== SUPPLIED INFORMATION ==

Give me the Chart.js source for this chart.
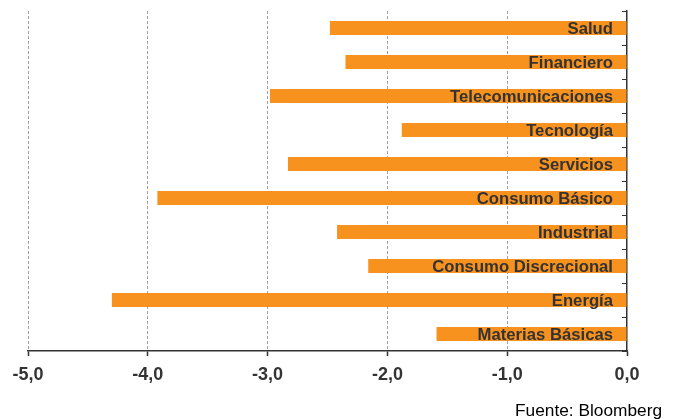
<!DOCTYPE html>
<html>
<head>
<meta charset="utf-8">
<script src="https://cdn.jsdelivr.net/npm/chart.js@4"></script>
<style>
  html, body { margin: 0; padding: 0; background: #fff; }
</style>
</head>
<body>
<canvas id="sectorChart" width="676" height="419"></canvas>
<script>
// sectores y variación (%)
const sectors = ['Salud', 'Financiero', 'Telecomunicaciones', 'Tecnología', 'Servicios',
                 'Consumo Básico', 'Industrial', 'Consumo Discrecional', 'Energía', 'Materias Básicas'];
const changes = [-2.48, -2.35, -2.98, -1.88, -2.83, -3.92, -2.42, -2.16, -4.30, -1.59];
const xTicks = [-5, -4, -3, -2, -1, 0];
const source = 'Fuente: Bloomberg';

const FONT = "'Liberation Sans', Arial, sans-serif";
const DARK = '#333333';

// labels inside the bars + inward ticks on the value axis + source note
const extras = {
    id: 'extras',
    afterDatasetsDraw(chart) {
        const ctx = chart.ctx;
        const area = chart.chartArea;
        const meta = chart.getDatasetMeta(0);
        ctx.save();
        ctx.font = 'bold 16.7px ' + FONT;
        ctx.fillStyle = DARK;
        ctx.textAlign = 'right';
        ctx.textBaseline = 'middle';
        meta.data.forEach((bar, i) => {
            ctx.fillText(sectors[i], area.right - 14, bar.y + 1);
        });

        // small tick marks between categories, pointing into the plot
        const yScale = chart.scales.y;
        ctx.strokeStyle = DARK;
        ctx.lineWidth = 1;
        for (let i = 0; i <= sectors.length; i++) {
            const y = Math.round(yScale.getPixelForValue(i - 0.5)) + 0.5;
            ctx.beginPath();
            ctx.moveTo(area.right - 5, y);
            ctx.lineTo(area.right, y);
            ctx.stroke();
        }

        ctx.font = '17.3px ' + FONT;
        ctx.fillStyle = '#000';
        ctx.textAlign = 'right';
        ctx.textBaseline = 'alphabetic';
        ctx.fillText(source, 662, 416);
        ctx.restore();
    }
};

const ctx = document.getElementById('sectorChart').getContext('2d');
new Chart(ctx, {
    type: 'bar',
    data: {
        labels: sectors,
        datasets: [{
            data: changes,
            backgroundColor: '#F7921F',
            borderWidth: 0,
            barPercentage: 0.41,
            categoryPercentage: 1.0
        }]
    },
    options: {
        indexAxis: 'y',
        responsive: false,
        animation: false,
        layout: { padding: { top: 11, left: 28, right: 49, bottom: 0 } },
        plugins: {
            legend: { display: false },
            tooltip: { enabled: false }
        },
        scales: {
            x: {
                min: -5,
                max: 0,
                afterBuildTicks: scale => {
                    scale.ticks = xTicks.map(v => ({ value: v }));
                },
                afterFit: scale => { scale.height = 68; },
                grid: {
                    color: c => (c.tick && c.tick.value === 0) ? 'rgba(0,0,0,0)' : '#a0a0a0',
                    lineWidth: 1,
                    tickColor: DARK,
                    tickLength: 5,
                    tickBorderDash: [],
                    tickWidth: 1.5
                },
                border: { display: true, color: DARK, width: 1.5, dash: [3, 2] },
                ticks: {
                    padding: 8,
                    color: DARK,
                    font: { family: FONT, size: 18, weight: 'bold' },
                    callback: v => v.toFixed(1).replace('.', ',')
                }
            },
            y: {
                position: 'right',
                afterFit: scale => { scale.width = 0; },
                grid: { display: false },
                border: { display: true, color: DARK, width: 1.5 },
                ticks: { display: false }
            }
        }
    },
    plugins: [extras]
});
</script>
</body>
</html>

===

All the lines above are to be given again exactly as they read, with the pictures removed.

## RESULT OF THE TASK
Give me the Chart.js source for this chart.
<!DOCTYPE html>
<html>
<head>
<meta charset="utf-8">
<script src="https://cdn.jsdelivr.net/npm/chart.js@4"></script>
<style>
  html, body { margin: 0; padding: 0; background: #fff; }
</style>
</head>
<body>
<canvas id="sectorChart" width="676" height="419"></canvas>
<script>
// sectores y variación (%)
const sectors = ['Salud', 'Financiero', 'Telecomunicaciones', 'Tecnología', 'Servicios',
                 'Consumo Básico', 'Industrial', 'Consumo Discrecional', 'Energía', 'Materias Básicas'];
const changes = [-2.48, -2.35, -2.98, -1.88, -2.83, -3.92, -2.42, -2.16, -4.30, -1.59];
const xTicks = [-5, -4, -3, -2, -1, 0];
const source = 'Fuente: Bloomberg';

const FONT = "'Liberation Sans', Arial, sans-serif";
const DARK = '#333333';

// labels inside the bars + inward ticks on the value axis + source note
const extras = {
    id: 'extras',
    afterDatasetsDraw(chart) {
        const ctx = chart.ctx;
        const area = chart.chartArea;
        const meta = chart.getDatasetMeta(0);
        ctx.save();
        ctx.font = 'bold 16.7px ' + FONT;
        ctx.fillStyle = DARK;
        ctx.textAlign = 'right';
        ctx.textBaseline = 'middle';
        meta.data.forEach((bar, i) => {
            ctx.fillText(sectors[i], area.right - 14, bar.y + 1);
        });

        // small tick marks between categories, pointing into the plot
        const yScale = chart.scales.y;
        ctx.strokeStyle = DARK;
        ctx.lineWidth = 1;
        for (let i = 0; i <= sectors.length; i++) {
            const y = Math.round(yScale.getPixelForValue(i - 0.5)) + 0.5;
            ctx.beginPath();
            ctx.moveTo(area.right - 5, y);
            ctx.lineTo(area.right, y);
            ctx.stroke();
        }

        ctx.font = '17.3px ' + FONT;
        ctx.fillStyle = '#000';
        ctx.textAlign = 'right';
        ctx.textBaseline = 'alphabetic';
        ctx.fillText(source, 662, 416);
        ctx.restore();
    }
};

const ctx = document.getElementById('sectorChart').getContext('2d');
new Chart(ctx, {
    type: 'bar',
    data: {
        labels: sectors,
        datasets: [{
            data: changes,
            backgroundColor: '#F7921F',
            borderWidth: 0,
            barPercentage: 0.41,
            categoryPercentage: 1.0
        }]
    },
    options: {
        indexAxis: 'y',
        responsive: false,
        animation: false,
        layout: { padding: { top: 11, left: 28, right: 49, bottom: 0 } },
        plugins: {
            legend: { display: false },
            tooltip: { enabled: false }
        },
        scales: {
            x: {
                min: -5,
                max: 0,
                afterBuildTicks: scale => {
                    scale.ticks = xTicks.map(v => ({ value: v }));
                },
                afterFit: scale => { scale.height = 68; },
                grid: {
                    color: c => (c.tick && c.tick.value === 0) ? 'rgba(0,0,0,0)' : '#a0a0a0',
                    lineWidth: 1,
                    tickColor: DARK,
                    tickLength: 5,
                    tickBorderDash: [],
                    tickWidth: 1.5
                },
                border: { display: true, color: DARK, width: 1.5, dash: [3, 2] },
                ticks: {
                    padding: 8,
                    color: DARK,
                    font: { family: FONT, size: 18, weight: 'bold' },
                    callback: v => v.toFixed(1).replace('.', ',')
                }
            },
            y: {
                position: 'right',
                afterFit: scale => { scale.width = 0; },
                grid: { display: false },
                border: { display: true, color: DARK, width: 1.5 },
                ticks: { display: false }
            }
        }
    },
    plugins: [extras]
});
</script>
</body>
</html>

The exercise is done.